Last week, the National Education Association released its latest update to
Rankings & Estimates, a report that provides us with information on average teacher salaries, per-pupil spending, and other relevant education statistics. From the union's standpoint, of course, the big story was that the average teacher salary rose 2.3 percent in the last year, which was less than the national 3.1 percent inflation rate.
"It's unsettling that when the rate of inflation is considered, on average, our teachers are actually earning less this year than they did the previous year," said NEA President Reg Weaver.
But NEA's own figures show that per-pupil spending rose by 3.7 percent, and that total expenditures rose by 4.7 percent. Why is there such a wide discrepancy?
A few discerning observers have taken a whack at the question, but NEA's own report provides the answer.
Public education funding in the United States is largely a factor of enrollment. The more students there are in the public schools, the more money they receive from the taxpayers. Spending that money, however, is largely a factor of the size of the education labor force. About 82 cents of every dollar spent on K-12 public education goes toward the salaries and benefits of school employees, the majority of whom are teachers.
How those two factors mesh determines whether a school system runs on, over, or under budget. NEA's tables clearly indicate that the reason so many states are having education funding problems -- and why the average teacher salary is not higher -- is not because of NCLB, cheapskate taxpayers, stingy administrators, or any of the other usual targets. It's because as a percentage of the whole, we're hiring more teachers -- many more teachers -- than we're enrolling students to support them.
In 2004-05, America enrolled 297,101 more students than in 2003-04. But it employed 49,732 more teachers. That's 1 teacher for every additional 6 students.
EIA has created a table, based on the NEA data, that shows the percentage increase in the number of teachers, the percentage increase in the number of students, and the difference between the two, for all 50 states.
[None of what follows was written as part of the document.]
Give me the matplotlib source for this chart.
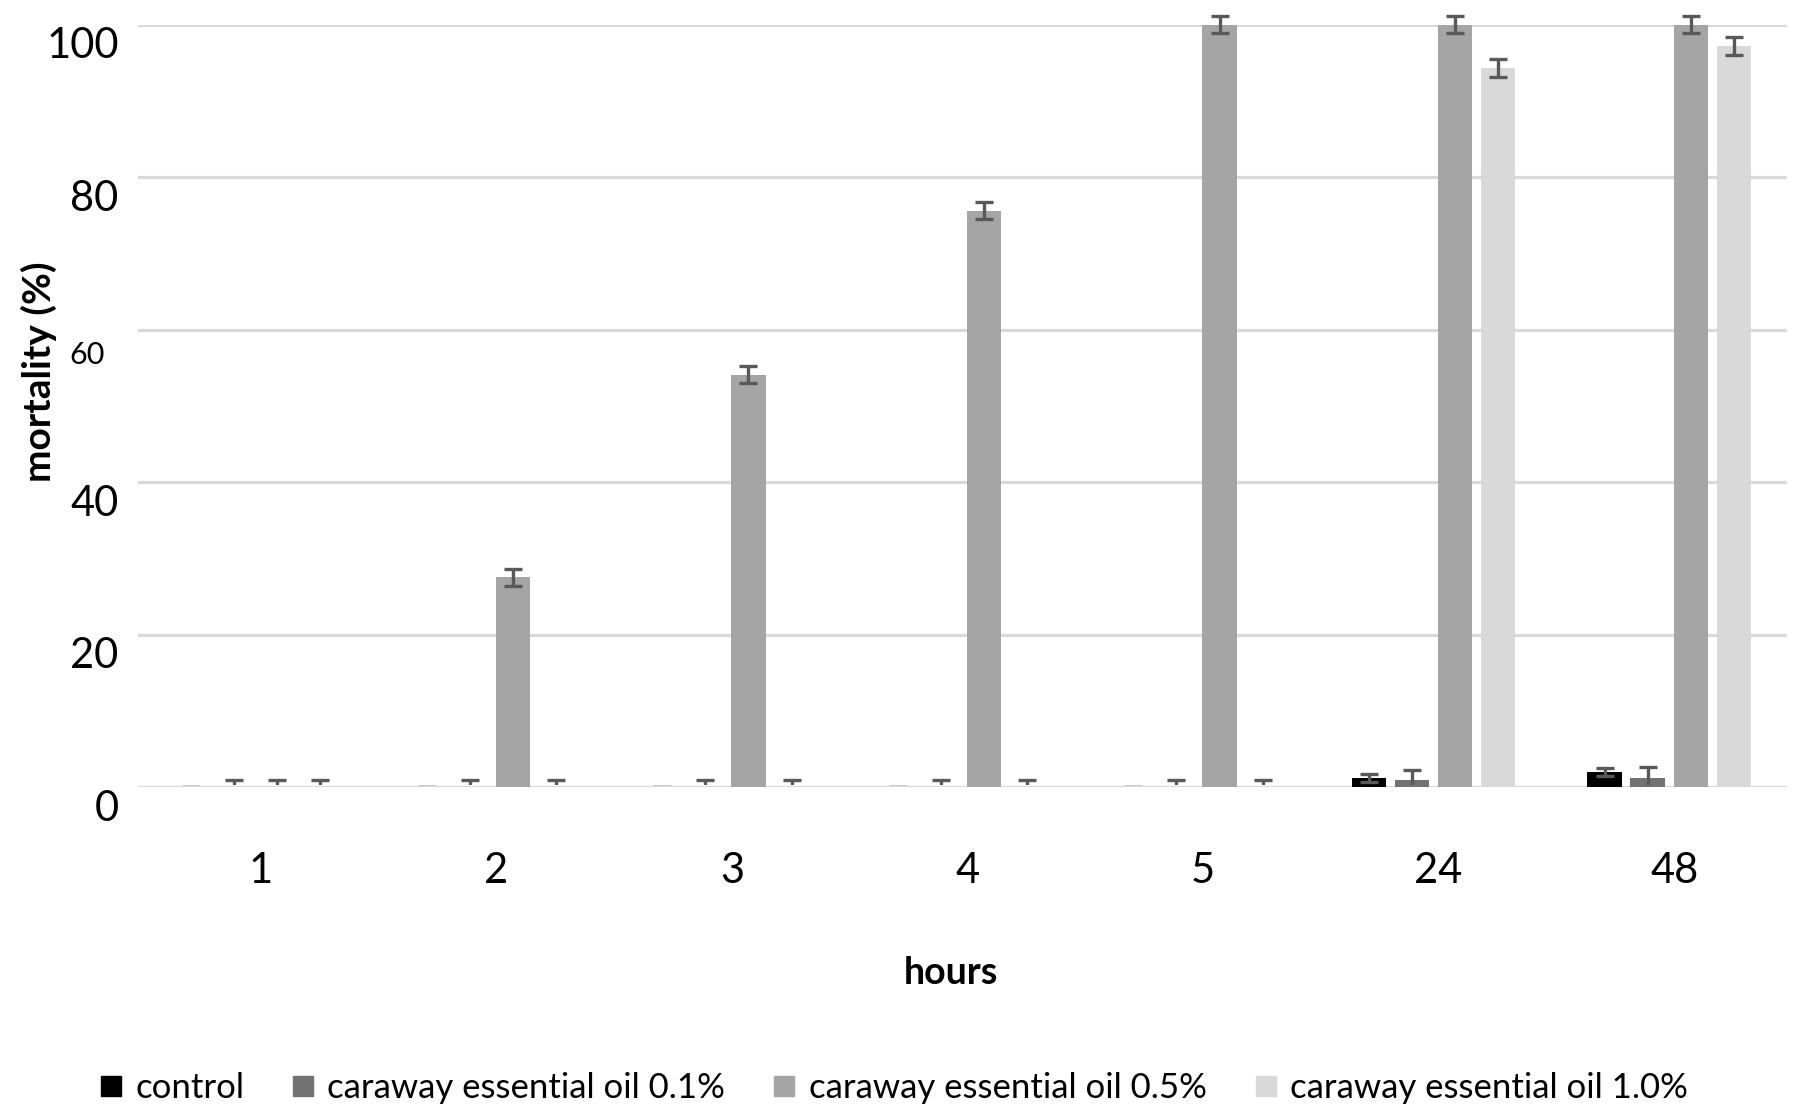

The table is easy to understand, but let me illustrate with a few examples:
* Colorado had a growth in enrollment of 1.2 percent, but it only increased its teacher force by 0.5 percent, leaving the state with 0.7 percent fewer teachers than it needed to keep up with enrollment.
* South Dakota had 1.2 percent fewer teachers, but it also had 2.3 percent fewer students, leaving it with 1.1 percent more teachers than it needed for the students it had.
* Maine had 1.5 percent fewer students, but 6.4 percent more teachers, leaving the teacher force 7.9 percent ahead of enrollment.
By EIA's estimate, if teacher hiring had not exceeded enrollment growth last year, there would have been an additional $1.02 billion available for the remaining teachers. Depending on the salary used, the amount would have at least boosted the national average teacher salary increase from 2.3 percent to 3.0 percent, and perhaps even more.